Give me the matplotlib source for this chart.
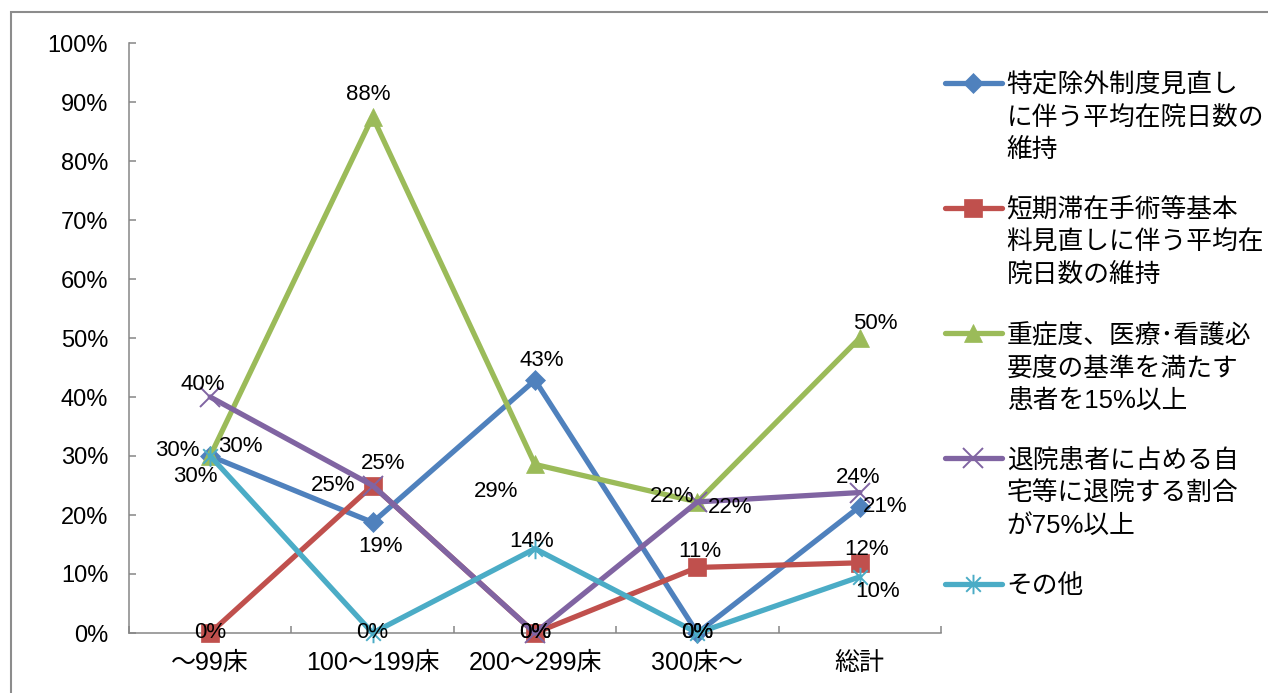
import matplotlib
matplotlib.use("Agg")
import matplotlib.pyplot as plt
from matplotlib.path import Path
from matplotlib.patches import Rectangle
from matplotlib.ticker import PercentFormatter, FixedLocator

# categories (bed size) and series values (share of hospitals)
categories = ["～99床", "100～199床", "200～299床", "300床～", "総計"]

labels = [
    "特定除外制度見直し\nに伴う平均在院日数の\n維持",
    "短期滞在手術等基本\n料見直しに伴う平均在\n院日数の維持",
    "重症度、医療･看護必\n要度の基準を満たす\n患者を15%以上",
    "退院患者に占める自\n宅等に退院する割合\nが75%以上",
    "その他",
]

tokutei = [0.30, 0.1875, 0.4286, 0.0, 0.2143]
tanki = [0.0, 0.25, 0.0, 0.1111, 0.1190]
juusho = [0.30, 0.875, 0.2857, 0.2222, 0.50]
taiin = [0.40, 0.25, 0.0, 0.2222, 0.2381]
sonota = [0.30, 0.0, 0.1429, 0.0, 0.0952]

values = [tokutei, tanki, juusho, taiin, sonota]

# styling
colors = ["#4F81BD", "#C0504D", "#9BBB59", "#8064A2", "#4BACC6"]
star = Path([(0, -1), (0, 1), (-0.75, -0.75), (0.75, 0.75), (-0.75, 0.75), (0.75, -0.75)],
            [Path.MOVETO, Path.LINETO, Path.MOVETO, Path.LINETO, Path.MOVETO, Path.LINETO])
markers = ["D", "s", "^", "x", star]
msizes = [10, 13, 13, 14, 14]
# label offsets in pixels (dx, dy) for each point
offsets = [
    [(-33, 5), (8, -24), (7, 20), (0, 0), (25, 0)],
    [(0, 0), (11, 22), (0, 0), (2, 16), (7, 13)],
    [(-15, -20), (-4, 22), (-39, -27), (-25, 5), (16, 15)],
    [(-7, 12), (-39, 0), (0, 0), (33, -6), (-2, 15)],
    [(30, 9), (0, 0), (-3, 7), (0, 0), (18, -15)],
]

narrow = ["Liberation Sans Narrow", "Liberation Sans", "Noto Sans CJK JP"]
wide = ["Liberation Sans", "Noto Sans CJK JP"]
plt.rcParams["font.family"] = narrow

W, H = 1268, 693
fig = plt.figure(figsize=(W / 100, H / 100), dpi=100)
ax = fig.add_axes([129 / W, 60 / H, 812 / W, 590 / H])

# outer chart frame (right and bottom edges fall outside the image)
fig.add_artist(Rectangle((11 / W, -0.2), 1.5, 1.2 - 12 / H, transform=fig.transFigure,
                         fill=False, edgecolor="#8c8c8c", lw=1.5))

x = list(range(len(categories)))
handles = []
for i, ys in enumerate(values):
    mk = markers[i]
    line_only = mk in ("x",) or isinstance(mk, Path)
    ln, = ax.plot(x, ys, color=colors[i], lw=3.8, marker=mk, markersize=msizes[i],
                  markerfacecolor=colors[i], markeredgecolor=colors[i],
                  markeredgewidth=1.4 if line_only else 0.5,
                  solid_joinstyle="round", solid_capstyle="round",
                  clip_on=False, zorder=3)
    handles.append(ln)

for i, ys in enumerate(values):
    for j, v in enumerate(ys):
        ax.annotate(f"{v:.0%}", (x[j], v), xytext=offsets[i][j], textcoords="offset pixels",
                    ha="center", va="center", fontsize=16, color="black", zorder=5)

ax.set_xlim(-0.5, len(categories) - 0.5)
ax.set_ylim(0, 1)
ax.set_yticks([k / 10 for k in range(11)])
ax.yaxis.set_major_formatter(PercentFormatter(1.0, decimals=0))
ax.set_xticks(x)
ax.set_xticklabels(categories, family=wide, fontsize=18)
ax.xaxis.set_minor_locator(FixedLocator([k - 0.5 for k in range(len(categories) + 1)]))

ax.tick_params(axis="x", which="major", length=0, pad=13)
ax.tick_params(axis="x", which="minor", direction="in", length=5, width=1.1, color="#868686")
ax.tick_params(axis="y", direction="in", length=5, width=1.1, color="#868686",
               labelsize=17, pad=15)

for s in ["top", "right"]:
    ax.spines[s].set_visible(False)
for s in ["left", "bottom"]:
    ax.spines[s].set_color("#868686")
    ax.spines[s].set_linewidth(1.1)

leg = ax.legend(handles, labels, loc="upper left", bbox_to_anchor=(945 / W, 1 - 73 / H),
                bbox_transform=fig.transFigure, frameon=False, fontsize=18.5,
                handlelength=2.2, handleheight=0.85, handletextpad=0.2,
                labelspacing=1.4, borderpad=0, borderaxespad=0)
for t in leg.get_texts():
    t.set_linespacing(1.44)
for col in leg._legend_handle_box.get_children():
    for row in col.get_children():
        row.align = "top"

fig.savefig("out.png", dpi=100)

## WHAT THIS TASK INVOLVES
Pick out the lines that include the word "matplotlib" and write them out.

## REPLY
Give me the matplotlib source for this chart.
import matplotlib
matplotlib.use("Agg")
import matplotlib.pyplot as plt
from matplotlib.path import Path
from matplotlib.patches import Rectangle
from matplotlib.ticker import PercentFormatter, FixedLocator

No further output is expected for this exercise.